**** Data excerpts ****
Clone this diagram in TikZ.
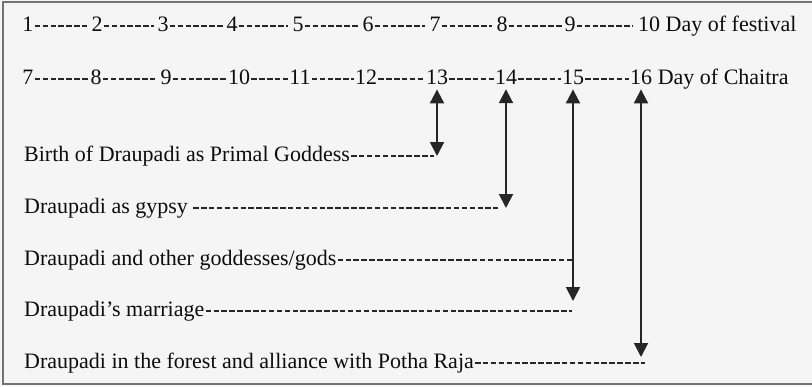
\documentclass[tikz,border=0pt]{standalone}
\usepackage{fontspec}
\setmainfont{Liberation Serif}
\usetikzlibrary{arrows.meta}
\begin{document}
\begin{tikzpicture}[x=1pt,y=-1pt,
  txt/.style={inner sep=0pt, anchor=base, font=\fontsize{22}{26}\selectfont, text=black!95},
  lbl/.style={txt, anchor=base west},
  hy/.style={draw=black!85, line width=1.7pt, dash pattern=on 5.5pt off 2.4pt},
  vline/.style={draw=black!85, line width=2pt},
  both/.style={vline, {Triangle[length=14pt,width=14pt]}-{Triangle[length=14pt,width=14pt]}},
]
% paper and frame
\fill[black!4] (0,0) rectangle (812,386);
\useasboundingbox (0,0) rectangle (812,386);
\draw[black!55, line width=2pt] (812,2) -- (3,2) -- (3,384) -- (812,384);

% days of the festival
\node[txt] (a1) at (28,31.5) {1};
\node[txt] (a2) at (97,31.5) {2};
\node[txt] (a3) at (163,31.5) {3};
\node[txt] (a4) at (232,31.5) {4};
\node[txt] (a5) at (298,31.5) {5};
\node[txt] (a6) at (368,31.5) {6};
\node[txt] (a7) at (435,31.5) {7};
\node[txt] (a8) at (502,31.5) {8};
\node[txt] (a9) at (570,31.5) {9};
\node[lbl] (a10) at (638,31.5) {10 Day of festival};
\foreach \p/\q/\g in {a1/a2/4,a2/a3/3,a3/a4/3,a4/a5/4,a5/a6/4,a6/a7/4,a7/a8/4,a8/a9/1,a9/a10/5}
  \draw[hy] ([shift={(1pt,5.5pt)}]\p.base east) -- ([shift={(-\g pt,5.5pt)}]\q.base west);

% days of Chaitra
\node[txt] (b7) at (28,84.5) {7};
\node[txt] (b8) at (96,84.5) {8};
\node[txt] (b9) at (166,84.5) {9};
\node[txt] (b10) at (239,84.5) {10};
\node[txt] (b11) at (300,84.5) {11};
\node[txt] (b12) at (366,84.5) {12};
\node[txt] (b13) at (437,84.5) {13};
\node[txt] (b14) at (506,84.5) {14};
\node[txt] (b15) at (573,84.5) {15};
\node[txt] (b16) at (641,84.5) {16};
\node[lbl] (chaitra) at ([xshift=5.4pt]b16.base east) {Day of Chaitra};
\foreach \p/\q/\g in {b7/b8/1,b8/b9/5,b9/b10/1,b10/b11/1,b11/b12/1,b12/b13/1,b13/b14/1,b14/b15/1,b15/b16/1}
  \draw[hy] ([shift={(1pt,5.5pt)}]\p.base east) -- ([shift={(-\g pt,5.5pt)}]\q.base west);

% arrow ends and dash ends
\coordinate (e13) at (437,156);
\coordinate (e14) at (506,208);
\coordinate (e15) at (573,301);
\coordinate (e16) at (641,357);
\coordinate (m15) at (573,260);
\coordinate (f15) at (572,311);
\coordinate (f16) at (645,363);

% episodes
\node[lbl] (l1) at (24,161.5) {Birth of Draupadi as Primal Goddess};
\node[lbl] (l2) at (24,213.5) {Draupadi as gypsy};
\node[lbl] (l3) at (24,265.5) {Draupadi and other goddesses/gods};
\node[lbl] (l4) at (24,316.5) {Draupadi’s marriage};
\node[lbl] (l5) at (24,368.5) {Draupadi in the forest and alliance with Potha Raja};

\draw[hy] ([shift={(1pt,5.5pt)}]l1.base east) -- ([xshift=-3pt]e13);
\draw[hy] ([shift={(5pt,5.5pt)}]l2.base east) -- ([xshift=-8pt]e14);
\draw[hy] ([shift={(1pt,5.5pt)}]l3.base east) -- (m15);
\draw[hy] ([shift={(1pt,5.5pt)}]l4.base east) -- (f15);
\draw[hy] ([shift={(1pt,5.5pt)}]l5.base east) -- (f16);

% day arrows
\draw[both] ([yshift=-4.5pt]b13.south) -- (e13);
\draw[both] ([yshift=-4.5pt]b14.south) -- (e14);
\draw[both] ([yshift=-4.5pt]b15.south) -- (e15);
\draw[both] ([yshift=-4.5pt]b16.south) -- (e16);
\end{tikzpicture}
\end{document}
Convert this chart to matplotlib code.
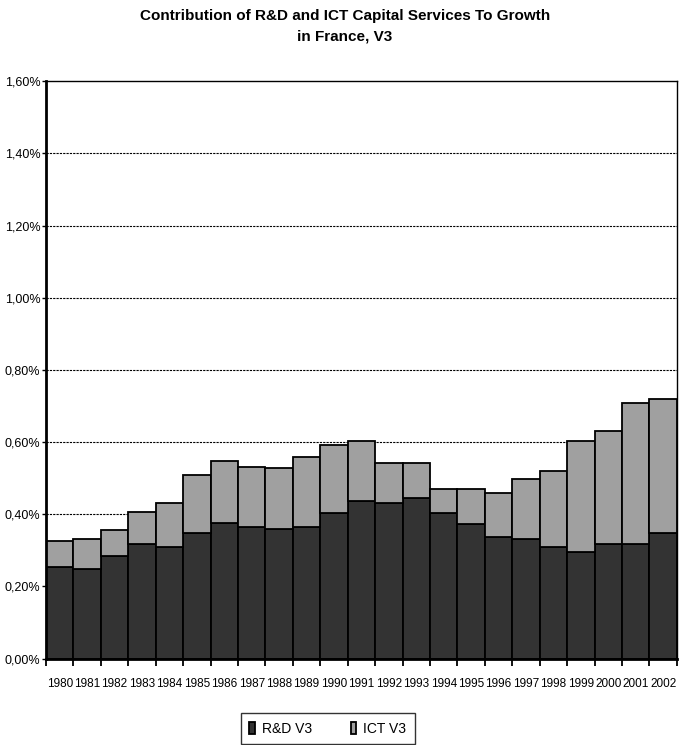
import numpy as np
import matplotlib.pyplot as plt
from matplotlib.ticker import FuncFormatter, FixedLocator

plt.rcParams['font.family'] = ['Liberation Sans Narrow', 'Liberation Sans', 'DejaVu Sans']

years = [str(y) for y in range(1980, 2003)]
rd_v3 = [0.254, 0.249, 0.283, 0.317, 0.310, 0.349, 0.377, 0.366, 0.360, 0.366, 0.404, 0.437,
         0.432, 0.444, 0.404, 0.372, 0.338, 0.332, 0.310, 0.294, 0.317, 0.317, 0.349]
total_v3 = [0.326, 0.332, 0.356, 0.405, 0.432, 0.509, 0.548, 0.531, 0.527, 0.559, 0.592, 0.603,
            0.542, 0.542, 0.470, 0.470, 0.460, 0.498, 0.521, 0.602, 0.631, 0.708, 0.718]
ict_v3 = [t - r for t, r in zip(total_v3, rd_v3)]

x = np.arange(len(years))

fig = plt.figure(figsize=(6.9, 7.45), dpi=100)
ax = fig.add_axes([0.0667, 0.116, 0.9143, 0.775])

# dashed gridlines sit behind the bars
for yv in [0.2, 0.4, 0.6, 0.8, 1.0, 1.2, 1.4]:
    ax.axhline(yv, color='black', lw=0.8, ls=(0, (2, 1)), zorder=1)

ax.bar(x, rd_v3, width=1.0, color='#333333', edgecolor='black', lw=1.3,
       label='R&D V3', zorder=2)
ax.bar(x, ict_v3, bottom=rd_v3, width=1.0, color='#a0a0a0', edgecolor='black', lw=1.3,
       label='ICT V3', zorder=2)

ax.set_xlim(-0.5, len(years) - 0.5)
ax.set_ylim(0, 1.6)
ax.set_yticks(np.arange(0, 1.61, 0.2))
ax.yaxis.set_major_formatter(FuncFormatter(lambda v, p: f'{v:.2f}%'.replace('.', ',')))
ax.tick_params(axis='y', direction='out', length=3, width=1, pad=1, labelsize=9)

ax.set_xticks(x)
ax.set_xticklabels(years)
ax.tick_params(axis='x', which='major', length=0, pad=14, labelsize=8.5)
ax.xaxis.set_minor_locator(FixedLocator(np.arange(-0.5, len(years), 1.0)))
ax.tick_params(axis='x', which='minor', direction='out', length=5, width=1.3)

ax.spines['left'].set_linewidth(2)
ax.spines['bottom'].set_linewidth(2)
ax.spines['top'].set_linewidth(1)
ax.spines['right'].set_linewidth(1)

fig.text(0.5, 0.988, 'Contribution of R&D and ICT Capital Services To Growth\nin France, V3',
         ha='center', va='top', fontsize=11, fontweight='bold', linespacing=1.6)

leg = fig.legend(loc='center', bbox_to_anchor=(0.475, 0.022), ncol=2, frameon=True,
                 fancybox=False, edgecolor='black', fontsize=10, handlelength=0.4,
                 handleheight=0.9, columnspacing=2.8, handletextpad=0.5,
                 borderpad=0.6)
leg.get_frame().set_linewidth(1)

fig.savefig('out.png', dpi=100)
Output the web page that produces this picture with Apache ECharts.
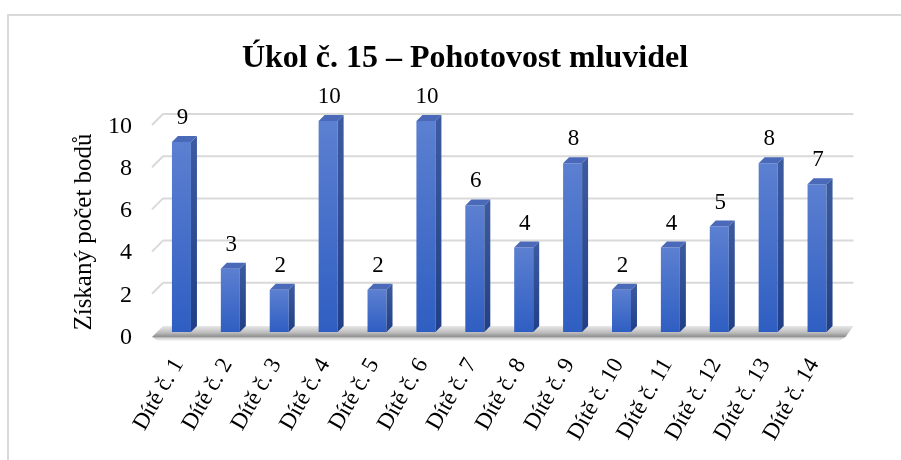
<!DOCTYPE html>
<html>
<head>
<meta charset="utf-8">
<script src="https://cdn.jsdelivr.net/npm/echarts@6/dist/echarts.min.js"></script>
<style>html,body{margin:0;padding:0;background:#fff}#c{width:901px;height:460px}</style>
</head>
<body>
<div id="c"></div>
<script>
const categories = ['Dítě č. 1','Dítě č. 2','Dítě č. 3','Dítě č. 4','Dítě č. 5','Dítě č. 6','Dítě č. 7','Dítě č. 8','Dítě č. 9','Dítě č. 10','Dítě č. 11','Dítě č. 12','Dítě č. 13','Dítě č. 14'];
const values = [9,3,2,10,2,10,6,4,8,2,4,5,8,7];
const yTicks = [0,2,4,6,8,10];
const titleText = 'Úkol č. 15 – Pohotovost mluvidel';
const yTitle = 'Získaný počet bodů';

const FONT = '"Liberation Serif","Times New Roman",serif';
const chart = echarts.init(document.getElementById('c'), null, {renderer:'canvas'});

function wallItem(params, api){
  const v = api.value(1);
  const y = api.coord([0, v])[1];
  const cs = params.coordSys;
  const L = cs.x, R = cs.x + cs.width;
  if (v === 0) {
    return {type:'group', children:[
      {type:'polygon', shape:{points:[[L+3,y-6],[R+9,y-6],[R+1,y+5],[L-8,y+5]]},
       style:{fill:new echarts.graphic.LinearGradient(0,0,0,1,[{offset:0,color:'#e8e8e8'},{offset:0.6,color:'#bdbdbd'},{offset:1,color:'#8c8c8c'}])}},
      {type:'polygon', shape:{points:[[L-8,y+5],[R+1,y+5],[R-5,y+9],[L-2,y+9]]},
       style:{fill:new echarts.graphic.LinearGradient(0,0,0,1,[{offset:0,color:'#b0b0b0'},{offset:1,color:'rgba(230,230,230,0.3)'}])}}
    ]};
  }
  return {type:'group', children:[
    {type:'line', shape:{x1:L+3,y1:y-7,x2:R+9,y2:y-7}, style:{stroke:'#d9d9d9', lineWidth:2}},
    {type:'line', shape:{x1:L-8,y1:y+4,x2:L+3,y2:y-7}, style:{stroke:'#d9d9d9', lineWidth:2}}
  ]};
}

function barItem(params, api){
  const i = api.value(0), v = api.value(1);
  const top = api.coord([i, v]);
  const base = api.coord([i, 0]);
  const cx = top[0], yT = top[1], y0 = base[1];
  const fl = cx - 12.5, fr = cx + 6.5, d = 6;
  return {type:'group', children:[
    {type:'rect', shape:{x:fl, y:yT, width:fr-fl, height:y0-yT},
     style:{fill:new echarts.graphic.LinearGradient(0,0,0,1,[{offset:0,color:'#5c80d1'},{offset:1,color:'#2f5ec2'}])}},
    {type:'polygon', shape:{points:[[fr,yT],[fr+d,yT-d],[fr+d,y0-d],[fr,y0]]},
     style:{fill:new echarts.graphic.LinearGradient(0,0,0,1,[{offset:0,color:'#3d5ba0'},{offset:1,color:'#213f86'}])}},
    {type:'polygon', shape:{points:[[fl,yT],[fl+d,yT-d],[fr+d,yT-d],[fr,yT]]},
     style:{fill:'#4a69b8'}},
    {type:'text', x:cx-2, y:yT-24, style:{text:String(v), fill:'#000', font:'23px '+FONT, textAlign:'center', textVerticalAlign:'middle'}}
  ]};
}

chart.setOption({
  animation:false,
  backgroundColor:'#fff',
  graphic:[{type:'rect', shape:{x:8,y:15,width:1000,height:1000}, style:{fill:'none', stroke:'#d9d9d9', lineWidth:2}, silent:true}],
  title:{text:titleText, left:460, textAlign:'center', top:38,
    textStyle:{fontFamily:FONT, fontWeight:'bold', fontSize:32, color:'#000'}},
  grid:[
    {left:160, right:56.5, top:121, bottom:128},
    {left:154, right:62.5, top:126.5, bottom:122.5}
  ],
  xAxis:[
    {type:'category', data:categories, gridIndex:0,
      axisLine:{show:false}, axisTick:{show:false}, splitLine:{show:false}, axisLabel:{show:false}},
    {type:'category', data:categories, gridIndex:1,
      axisLine:{show:false}, axisTick:{show:false}, splitLine:{show:false},
      axisLabel:{rotate:60, margin:23, interval:0, fontFamily:FONT, fontSize:23, color:'#000'}}
  ],
  yAxis:[
    {type:'value', min:0, max:10, interval:2, gridIndex:0,
      axisLine:{show:false}, axisTick:{show:false}, splitLine:{show:false}, axisLabel:{show:false}},
    {type:'value', min:0, max:10, interval:2, gridIndex:1,
      name:yTitle, nameLocation:'middle', nameGap:56,
      nameTextStyle:{fontFamily:FONT, fontSize:25, color:'#000'},
      axisLine:{show:false}, axisTick:{show:false}, splitLine:{show:false},
      axisLabel:{margin:22, fontFamily:FONT, fontSize:24, color:'#000'}}
  ],
  series:[
    {type:'custom', z:1, renderItem:wallItem, data:yTicks.map(v=>[0,v]), encode:{x:0,y:1}, silent:true},
    {type:'custom', z:2, renderItem:barItem, data:values.map((v,i)=>[i,v]), encode:{x:0,y:1}}
  ]
});
</script>
</body>
</html>
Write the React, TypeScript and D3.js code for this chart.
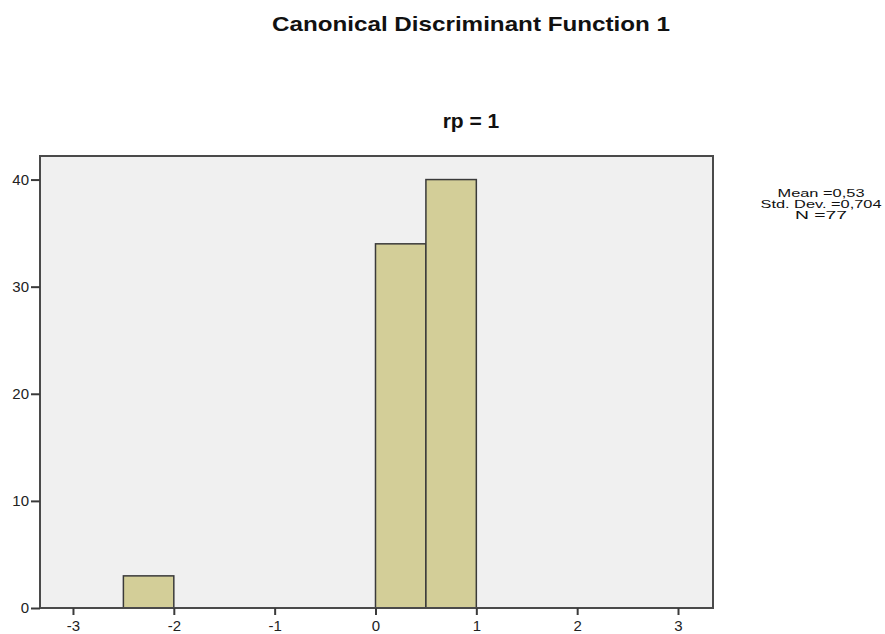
import React, { useRef, useEffect } from "react";
import * as d3 from "d3";

// histogram bins (lower edge, upper edge) and counts
const binStarts = [-2.5, 0, 0.5];
const binEnds = [-2, 0.5, 1];
const counts = [3, 34, 40];

const xTicks = [-3, -2, -1, 0, 1, 2, 3];
const yTicks = [0, 10, 20, 30, 40];
const statLines = ["Mean =0,53", "Std. Dev. =0,704", "N =77"];
const statWidths = [87, 121, 52];

const chartTitle = "Canonical Discriminant Function 1";
const panelTitle = "rp = 1";

const App: React.FC = () => {
  const d3Container = useRef(null);

  useEffect(() => {
    if (d3Container.current) {
      drawChart();
    }
  }, []);

  const drawChart = () => {
    const width = 885;
    const height = 634;
    const plot = { left: 40, right: 713, top: 156, bottom: 608 };
    const font = "'Liberation Sans', Arial, sans-serif";

    d3.select(d3Container.current).selectChildren().remove();

    const svg = d3
      .select(d3Container.current)
      .append("svg")
      .attr("width", width)
      .attr("height", height)
      .style("position", "absolute")
      .style("left", "0px")
      .style("top", "0px")
      .style("background", "#ffffff");

    // Scales
    const x = d3
      .scaleLinear()
      .domain([-3.327, 3.347])
      .range([plot.left, plot.right]);

    const y = d3
      .scaleLinear()
      .domain([0, 42.2])
      .range([plot.bottom, plot.top]);

    // Plot background
    svg
      .append("rect")
      .attr("x", plot.left)
      .attr("y", plot.top)
      .attr("width", plot.right - plot.left)
      .attr("height", plot.bottom - plot.top)
      .attr("fill", "#f0f0f0");

    // Bars
    const bins = counts.map((c, i) => ({ x0: binStarts[i], x1: binEnds[i], count: c }));
    svg
      .append("g")
      .selectAll("rect")
      .data(bins)
      .join("rect")
      .attr("x", (d) => x(d.x0))
      .attr("y", (d) => y(d.count))
      .attr("width", (d) => x(d.x1) - x(d.x0))
      .attr("height", (d) => y(0) - y(d.count))
      .attr("fill", "#d3ce98")
      .attr("stroke", "#3a3a3a")
      .attr("stroke-width", 1.5);

    // Frame
    svg
      .append("rect")
      .attr("x", plot.left)
      .attr("y", plot.top)
      .attr("width", plot.right - plot.left)
      .attr("height", plot.bottom - plot.top)
      .attr("fill", "none")
      .attr("stroke", "#4a4a4a")
      .attr("stroke-width", 2);

    // Axes
    const xAxis = svg
      .append("g")
      .attr("transform", `translate(0,${plot.bottom})`)
      .call(d3.axisBottom(x).tickValues(xTicks).tickSize(7).tickFormat((d) => String(d)));
    xAxis.select(".domain").remove();
    xAxis.selectAll(".tick line").attr("stroke", "#3a3a3a").attr("stroke-width", 2);
    xAxis
      .selectAll(".tick text")
      .attr("y", 12)
      .attr("dy", "0.71em")
      .attr("font-family", font)
      .attr("font-size", 15)
      .attr("fill", "#222");

    const yAxis = svg
      .append("g")
      .attr("transform", `translate(${plot.left},0)`)
      .call(d3.axisLeft(y).tickValues(yTicks).tickSize(9).tickFormat((d) => String(d)));
    yAxis.select(".domain").remove();
    yAxis.selectAll(".tick line").attr("stroke", "#3a3a3a").attr("stroke-width", 2);
    yAxis
      .selectAll(".tick text")
      .attr("x", -11)
      .attr("font-family", font)
      .attr("font-size", 15)
      .attr("fill", "#222");

    // Titles
    svg
      .append("text")
      .attr("x", 471)
      .attr("y", 31)
      .attr("text-anchor", "middle")
      .attr("font-family", font)
      .attr("font-weight", "bold")
      .attr("font-size", 21)
      .attr("textLength", 398)
      .attr("lengthAdjust", "spacingAndGlyphs")
      .attr("fill", "#111")
      .text(chartTitle);

    svg
      .append("text")
      .attr("x", 471)
      .attr("y", 128)
      .attr("text-anchor", "middle")
      .attr("font-family", font)
      .attr("font-weight", "bold")
      .attr("font-size", 21)
      .attr("fill", "#111")
      .text(panelTitle);

    // Summary statistics
    svg
      .append("g")
      .selectAll("text")
      .data(statLines)
      .join("text")
      .attr("x", 821)
      .attr("y", (d, i) => 197 + i * 11)
      .attr("text-anchor", "middle")
      .attr("font-family", font)
      .attr("font-size", 11.5)
      .attr("textLength", (d, i) => statWidths[i])
      .attr("lengthAdjust", "spacingAndGlyphs")
      .attr("fill", "#111")
      .text((d) => d);
  };

  return (
    <div>
      <div ref={d3Container} />
    </div>
  );
};

export default App;
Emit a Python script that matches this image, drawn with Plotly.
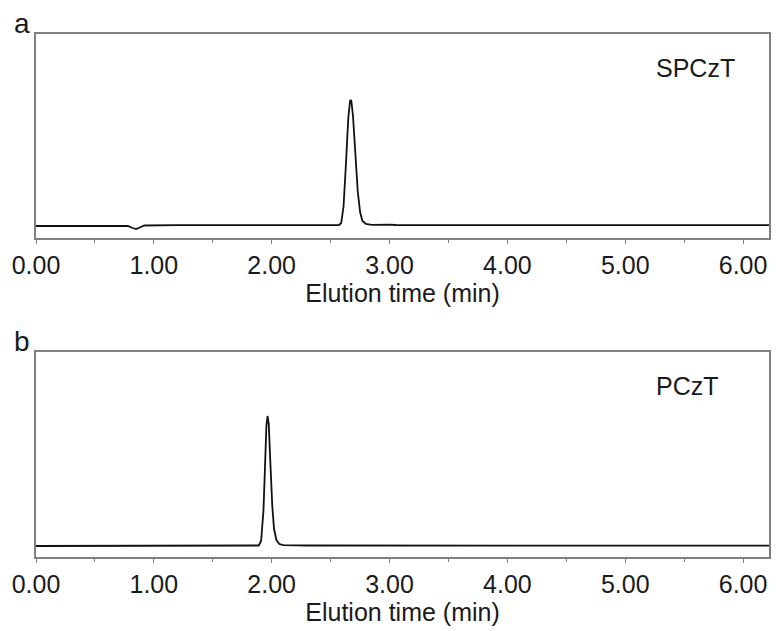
****
- _Description of the task_: Make an exact copy of the lines from the one with "Write the React, TypeScript" through the one with "const counts = [3, 34, 40];", both ends in, and nothing else. Drop every picture.

- _Full output_:
Write the React, TypeScript and D3.js code for this chart.
import React, { useRef, useEffect } from "react";
import * as d3 from "d3";

// histogram bins (lower edge, upper edge) and counts
const binStarts = [-2.5, 0, 0.5];
const binEnds = [-2, 0.5, 1];
const counts = [3, 34, 40];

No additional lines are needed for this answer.